The reader here should notice that this is simply imposing a normal distribution on the vectorisation of ${\displaystyle X}$. Thus, many of the results that are true for multivariate normal random vector will also be true for the vectorisation of matrix variate normal random variable.

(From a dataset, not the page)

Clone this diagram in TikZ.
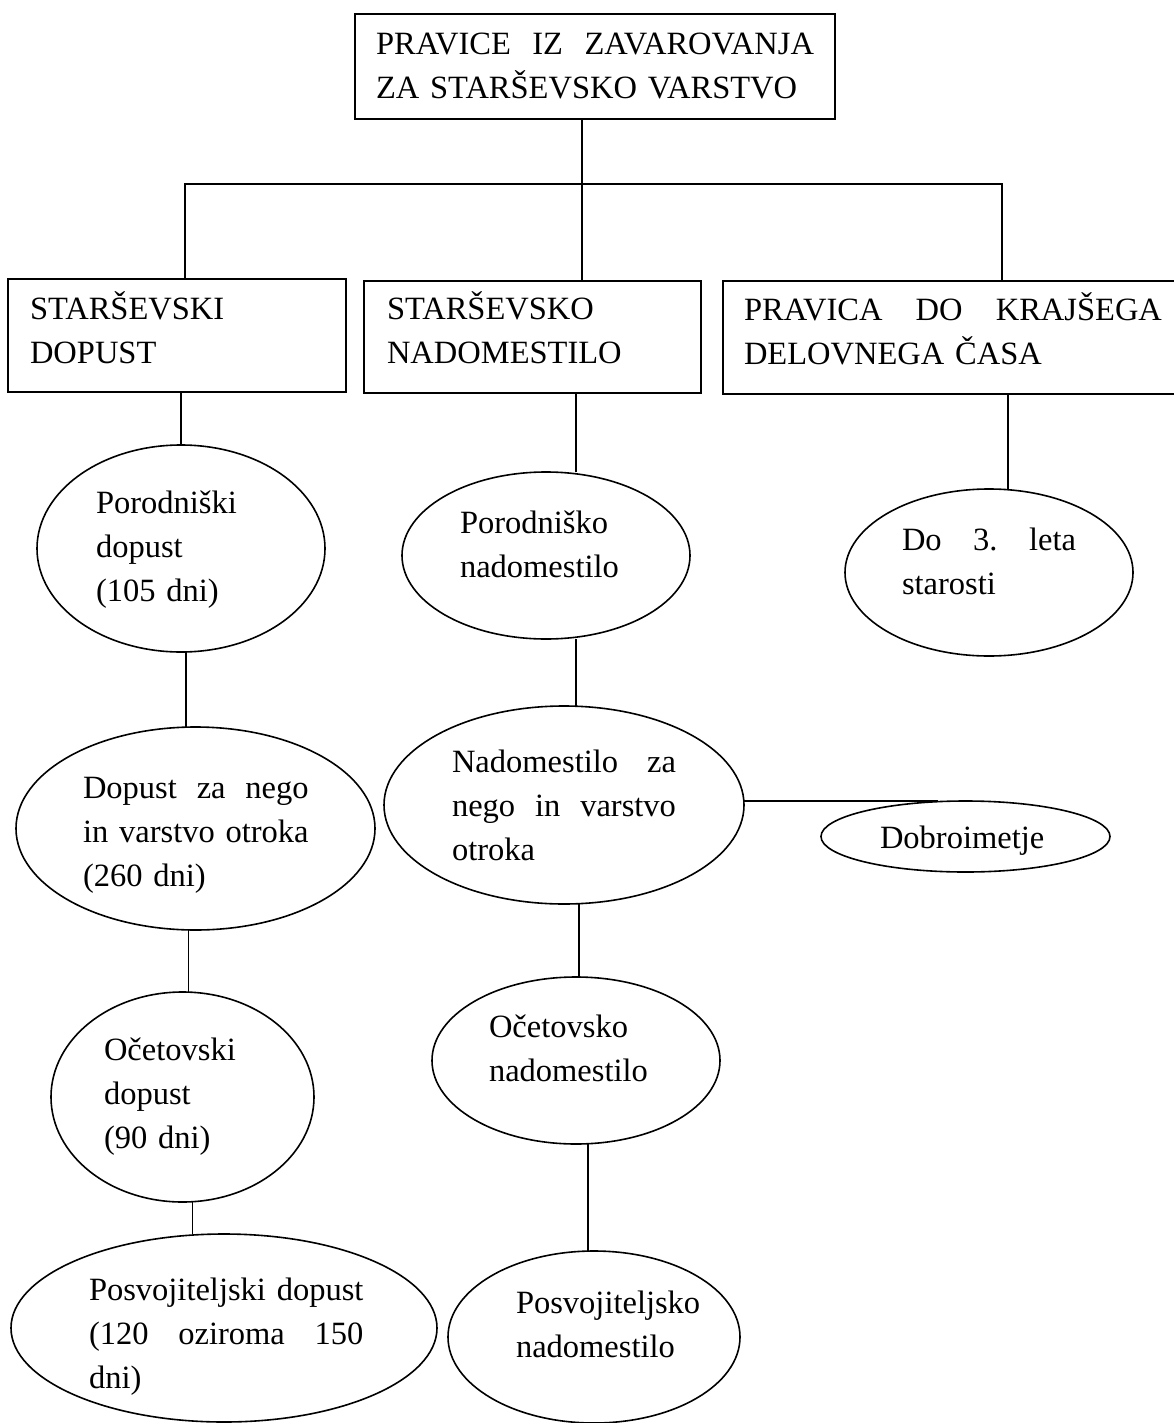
\documentclass[tikz,border=0pt]{standalone}
\usepackage{fontspec}
\setmainfont{Liberation Serif}
\usepackage{calc}
\usetikzlibrary{shapes.geometric}

\newcommand\dfont{\fontsize{16.25pt}{22pt}\selectfont\frenchspacing}

\tikzset{
  rbox/.style={draw, line width=1pt, inner sep=0pt, outer sep=0pt},
  oval/.style={draw, ellipse, line width=0.8pt, inner sep=0pt, outer sep=0pt},
  txt/.style={anchor=base west, inner sep=0pt, outer sep=0pt, align=left,
    font=\dfont, text width=#1},
  link/.style={line width=0.8pt},
}

\begin{document}
\begin{tikzpicture}[x=0.5pt, y=-0.5pt]
\useasboundingbox (0,0) rectangle (1173,1423);

% pravokotniki
\node[rbox, minimum width=240pt, minimum height=52.5pt] (top) at (595,66.5) {};
\node[rbox, minimum width=169pt, minimum height=56.5pt] (sd) at (177,335.5) {};
\node[rbox, minimum width=168.5pt, minimum height=56pt] (sn) at (532.5,337) {};
\node[rbox, minimum width=230pt, minimum height=56.5pt] (pk) at (953,337.5) {};

% elipse
\node[oval, minimum width=144pt, minimum height=103.5pt] (pd) at (181,548.5) {};
\node[oval, minimum width=179.5pt, minimum height=101.5pt] (dn) at (195.5,828.5) {};
\node[oval, minimum width=131.5pt, minimum height=105pt] (od) at (182.5,1097) {};
\node[oval, minimum width=213pt, minimum height=94pt] (pvd) at (224,1328) {};
\node[oval, minimum width=144pt, minimum height=83.5pt] (pn) at (546,555.5) {};
\node[oval, minimum width=180pt, minimum height=99pt] (nn) at (564,805) {};
\node[oval, minimum width=144pt, minimum height=83.5pt] (on) at (576,1060.5) {};
\node[oval, minimum width=146pt, minimum height=86pt] (pvn) at (594,1337) {};
\node[oval, minimum width=144pt, minimum height=83.5pt] (d3) at (989,572.5) {};
\node[oval, minimum width=144.5pt, minimum height=35.5pt] (db) at (965.5,836.5) {};

% besedila
\node[txt=225pt] (topt) at (376,55) {\makebox[219pt]{PRAVICE\hfill IZ\hfill ZAVAROVANJA}\\ZA STARŠEVSKO VARSTVO};
\node[txt=110pt] (sdt) at (30,319) {STARŠEVSKI\\DOPUST};
\node[txt=125pt] (snt) at (387,319) {STARŠEVSKO\\NADOMESTILO};
\node[txt=215pt] (pkt) at (744,320) {\makebox[209pt]{PRAVICA\hfill DO\hfill KRAJŠEGA}\\DELOVNEGA ČASA};
\node[txt=80pt] (pdt) at (96,513) {Porodniški\\dopust\\(105 dni)};
\node[txt=120pt] (dnt) at (83,798) {\makebox[\widthof{in varstvo otroka}]{Dopust\hfill za\hfill nego}\\in varstvo otroka\\(260 dni)};
\node[txt=80pt] (odt) at (104,1060) {Očetovski\\dopust\\(90 dni)};
\node[txt=150pt] (pvdt) at (89,1300) {Posvojiteljski dopust\\\makebox[\widthof{Posvojiteljski dopust}]{(120\hfill oziroma\hfill 150}\\dni)};
\node[txt=85pt] (pnt) at (460,533) {Porodniško\\nadomestilo};
\node[txt=120pt] (nnt) at (452,772) {\makebox[112pt]{Nadomestilo\hfill za}\\\makebox[112pt]{nego\hfill in\hfill varstvo}\\otroka};
\node[txt=85pt] (ont) at (489,1037) {Očetovsko\\nadomestilo};
\node[txt=100pt] (pvnt) at (516,1313) {Posvojiteljsko\\nadomestilo};
\node[txt=95pt] (d3t) at (902,550) {\makebox[87pt]{Do\hfill 3.\hfill leta}\\starosti};
\node[txt=90pt] (dbt) at (880,848) {Dobroimetje};

% povezave
\coordinate (jl) at (185,184);
\coordinate (jm) at (582,184);
\coordinate (jr) at (1002,184);
\draw[link] (top.south -| jm) -- (jm);
\draw[link] (jl |- sd.north) -- (jl) -- (jr) -- (jr |- pk.north);
\draw[link] (jm) -- (jm |- sn.north);

\draw[link] (pd.north) -- (pd.north |- sd.south);
\coordinate (a1) at ([xshift=15pt]pn.north);
\draw[link] (a1) -- (a1 |- sn.south);
\coordinate (a2) at ([xshift=9.5pt]d3.north);
\draw[link] (a2) -- (a2 |- pk.south);

\coordinate (a3) at ([xshift=2.5pt]pd.south);
\draw[link] (a3) -- (a3 |- dn.north);
\coordinate (a4) at ([xshift=3pt]od.north);
\draw[link] (a4) -- (a4 |- dn.south);
\coordinate (a5) at ([xshift=5pt]od.south);
\draw[link] (a5) -- (a5 |- pvd.north);

\coordinate (a6) at ([xshift=6pt]nn.north);
\draw[link] (a6) -- (a6 |- pn.south);
\coordinate (a7) at ([xshift=1.5pt]on.north);
\draw[link] (a7) -- (a7 |- nn.south);
\coordinate (a8) at ([xshift=-3pt]pvn.north);
\draw[link] (a8) -- (a8 |- on.south);
\coordinate (a9) at ([xshift=-14pt]db.north);
\draw[link] (nn.east |- a9) -- (a9);
\end{tikzpicture}
\end{document}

Now that we have a definition of the multivariate and matrix-variate normal distribution, our next aim should be to find a similar analogue of the univariate ${\displaystyle \chi _{(p)}^{2}}$ distribution with ${\displaystyle p}$ degrees of freedom and Student's ${\displaystyle t}$ distribution, both of which are very closely related to the univariate normal distribution. We know that if ${\displaystyle X_{i}\sim {\mathcal {N}}(\mu _{i},\sigma _{i}^{2})\ \forall i\in \{1,2,\ldots n\}}$ then ${\displaystyle \sum _{i=1}^{n}{\frac {(X_{i}-\mu _{i})^{2}}{\sigma _{i}^{2}}}\sim \chi _{(n)}^{2}}$. What would be an analogue of this for the multivariate case?

### Wishart Distribution

Definition (Wishart Distribution):

If ${\displaystyle \mathbf {X} _{i}{\overset {iid}{\sim }}{\mathcal {N}}_{p}(\mu ,\Sigma )}$ for ${\displaystyle i\in \{1,2,\ldots n\}}$, then ${\displaystyle S=\sum _{i=1}^{n}(\mathbf {X_{i}} -\mu )(\mathbf {X_{i}} -\mu )^{T}}$ is said to have a Wishart distribution with ${\displaystyle n}$ degrees of freedom and associated matrix ${\displaystyle \Sigma }$. It is denoted by ${\displaystyle S\sim W_{p}(n,\Sigma )}$.

Although there does exist a form of density for the Wishart distribution, it is not necessary to prove most of the results we will require. An important thing to note, however, is that if ${\displaystyle S}$ follows a Wishart distribution, then ${\displaystyle {\frac {\mathbf {a} ^{T}S\mathbf {a} }{\mathbf {a} ^{T}\Sigma \mathbf {a} }}\sim \chi _{(n)}^{2}}$. This result can be easily proved by multiplying ${\displaystyle S}$ on the left and right by ${\displaystyle \mathbf {a} ^{T}}$and ${\displaystyle \mathbf {a} }$, and then using the fact that ${\displaystyle \mathbf {a} ^{T}\mathbf {X} \sim {\mathcal {N}}(\mathbf {a} ^{T}\mu ,\mathbf {a} ^{T}\Sigma \mathbf {a} )}$.